Augustine Heard & Co. was one of the four major American firms of commission agents in Canton, China and became a primary trader of opium between Bombay and Canton, as well as sending goods like silk and tea to the port of San Francisco. Although there is no concrete proof that Percy was involved in the opium trade side of the business, it can be assumed he was because of his location in Canton. This is not to say that Percy Everett was a drug smuggler in the modern sense either. Opium traders were not different from other merchants in the mid-nineteenth century. They acted according to the established protocol for traders and most often came from privileged families with good reputations in their personal lives and business. Like Percy, opium traders tended to get their business training in the most respected mercantile houses before taking appointments in locales like Canton and upon their return to the United States, opium traders tended to be philanthropic, model citizens.

Boston’s prominence in China trade began to decline in the 1850s when Boston’s merchant elite changed their investments from the foreign trade that gave them elite status to domestic industry, mainly the railroad.  Although the Everett family made a comfortable living as merchants and employees of the counting-houses of merchants, this could be the reason that the family remained in the middle-class. Only Percy jumped on the domestic industry investments after he returned from Canton in 1860. Like John Murray Forbes, another opium trader in Canton, Percy came back from the foreign sojourns and began his railroad investments. Younger China traders, like Percy and Forbes, were accustomed to managing enterprises from afar and could easily oversee the railroads expansion westward and southward.
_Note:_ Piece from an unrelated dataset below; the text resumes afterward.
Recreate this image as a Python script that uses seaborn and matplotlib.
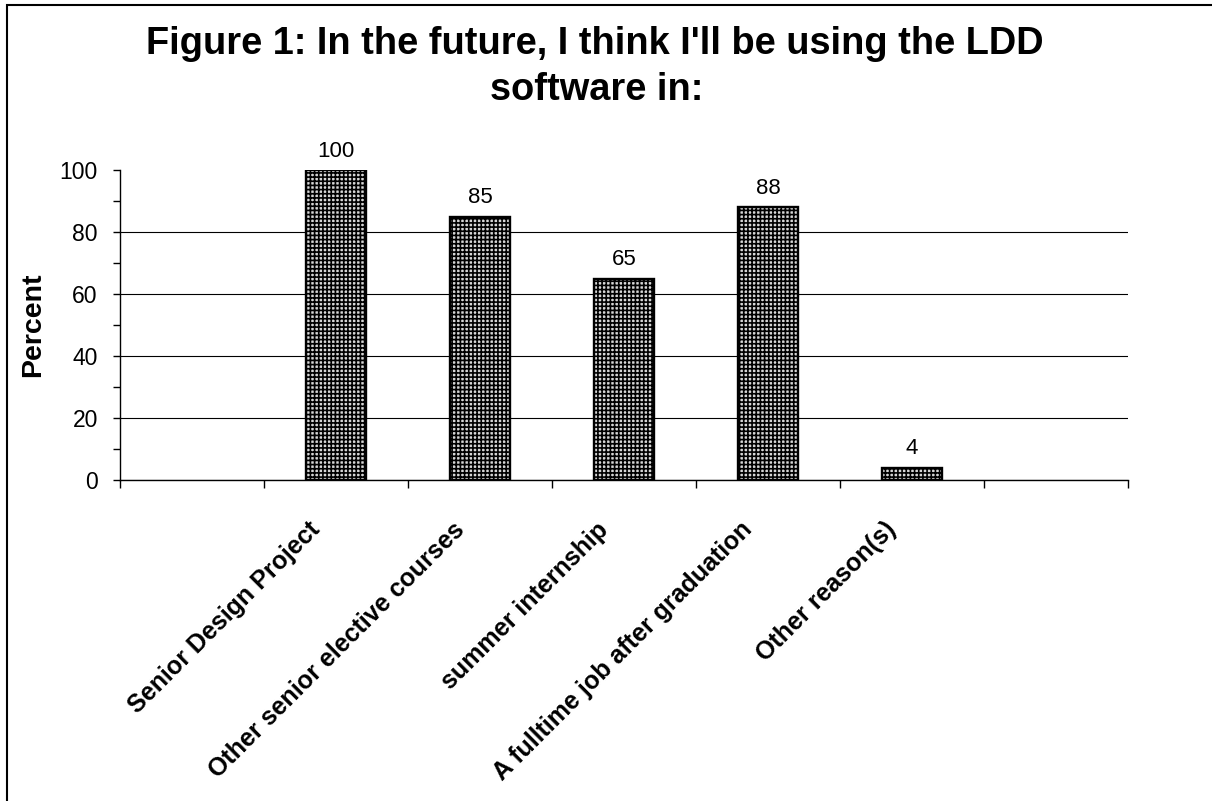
import matplotlib
matplotlib.use("Agg")
import matplotlib.pyplot as plt
from matplotlib.patches import Rectangle
from matplotlib.transforms import ScaledTranslation
from matplotlib.ticker import MultipleLocator, FixedLocator, NullFormatter, FixedFormatter
import seaborn as sns
import pandas as pd
import numpy as np

# ---- data ----
categories = ["Senior Design Project", "Other senior elective courses",
              "summer internship", "A fulltime job after graduation", "Other reason(s)"]
percent = [100, 85, 65, 88, 4]
value_labels = ["100", "85", "65", "88", "4"]
slot_order = [" "] + categories + ["  "]   # Excel-style empty slots at both ends
y_ticks = [0, 20, 40, 60, 80, 100]

sns.set_theme(style="white")
plt.rcParams["font.family"] = ["Liberation Sans", "DejaVu Sans"]
plt.rcParams["hatch.linewidth"] = 1.2
for k in ["text.color", "axes.labelcolor", "xtick.color", "ytick.color"]:
    plt.rcParams[k] = "black"

df = pd.DataFrame({"category": categories, "percent": percent})

fig = plt.figure(figsize=(12.12, 8.01), dpi=100)
ax = fig.add_axes([120/1212, 1-480/801, (1128-120)/1212, (480-170)/801])

sns.barplot(data=df, x="category", y="percent", order=slot_order, ax=ax,
            width=0.42, color="#d6d6d6", edgecolor="black", linewidth=1.7,
            hatch="++++", errorbar=None, saturation=1)

for c in ax.containers:
    ax.bar_label(c, labels=value_labels, padding=6, fontsize=16, color="black")

ax.set_xlim(-0.5, len(slot_order) - 0.5)
ax.set_ylim(0, 100)

# y axis
ax.yaxis.set_major_locator(FixedLocator(y_ticks))
ax.yaxis.set_minor_locator(MultipleLocator(10))
ax.tick_params(axis="y", which="major", direction="out", length=5, width=1,
               color="black", labelsize=16.5, pad=11, left=True)
ax.tick_params(axis="y", which="minor", direction="out", length=5, width=1,
               color="black", left=True)
ax.yaxis.grid(True, which="major", color="black", linewidth=0.8)
ax.set_axisbelow(True)
gl = ax.yaxis.get_gridlines()
gl[-1].set_visible(False)

# x axis: tick marks at slot boundaries, labels at slot centres
n = len(slot_order)
ax.xaxis.set_major_locator(FixedLocator(np.arange(-0.5, n, 1.0)))
ax.xaxis.set_major_formatter(NullFormatter())
ax.xaxis.set_minor_locator(FixedLocator(np.arange(n)))
ax.xaxis.set_minor_formatter(FixedFormatter([""] + categories + [""]))
ax.tick_params(axis="x", which="major", direction="out", length=6, width=1,
               color="black", bottom=True)
ax.tick_params(axis="x", which="minor", length=0, pad=27, labelsize=18)
shift = ScaledTranslation(-20/72, 0, fig.dpi_scale_trans)
for lbl in ax.get_xticklabels(minor=True):
    lbl.set_rotation(45)
    lbl.set_ha("right")
    lbl.set_rotation_mode("anchor")
    lbl.set_fontweight("bold")
    lbl.set_transform(lbl.get_transform() + shift)

ax.set_xlabel("")
ax.set_ylabel("Percent", fontsize=20.5, fontweight="bold", labelpad=10)

for s in ["top", "right"]:
    ax.spines[s].set_visible(False)
for s in ["left", "bottom"]:
    ax.spines[s].set_color("black")
    ax.spines[s].set_linewidth(1)

fig.text(595/1212, 1-54/801, "Figure 1: In the future, I think I'll be using the LDD",
         ha="center", va="baseline", fontsize=27.4, fontweight="bold")
fig.text(597/1212, 1-100/801, "software in:",
         ha="center", va="baseline", fontsize=27.4, fontweight="bold")

# outer chart frame (cut off at right and bottom as in the reference)
fig.patches.append(Rectangle((7/1212, -0.2), 1.2, 1.2 - 5/801, transform=fig.transFigure,
                             fill=False, edgecolor="black", linewidth=1.5))

fig.savefig("out.png", dpi=100, facecolor="white")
After returning to the US, Percy married his first wife Elizabeth Davis Williams Weld on 30 June 1863. They had three children Louisa Otis, born 4 February 1866; Otis, born 16 September 1868; and Elizabeth Lowell, born 30 July 1870. Elizabeth Weld Everett died on 22 February 1875. Percy remarried on 8 November 1882 to Elizabeth Russell Fisher, a young woman twenty years his junior. They had one child, Maud, born on 5 March 1884.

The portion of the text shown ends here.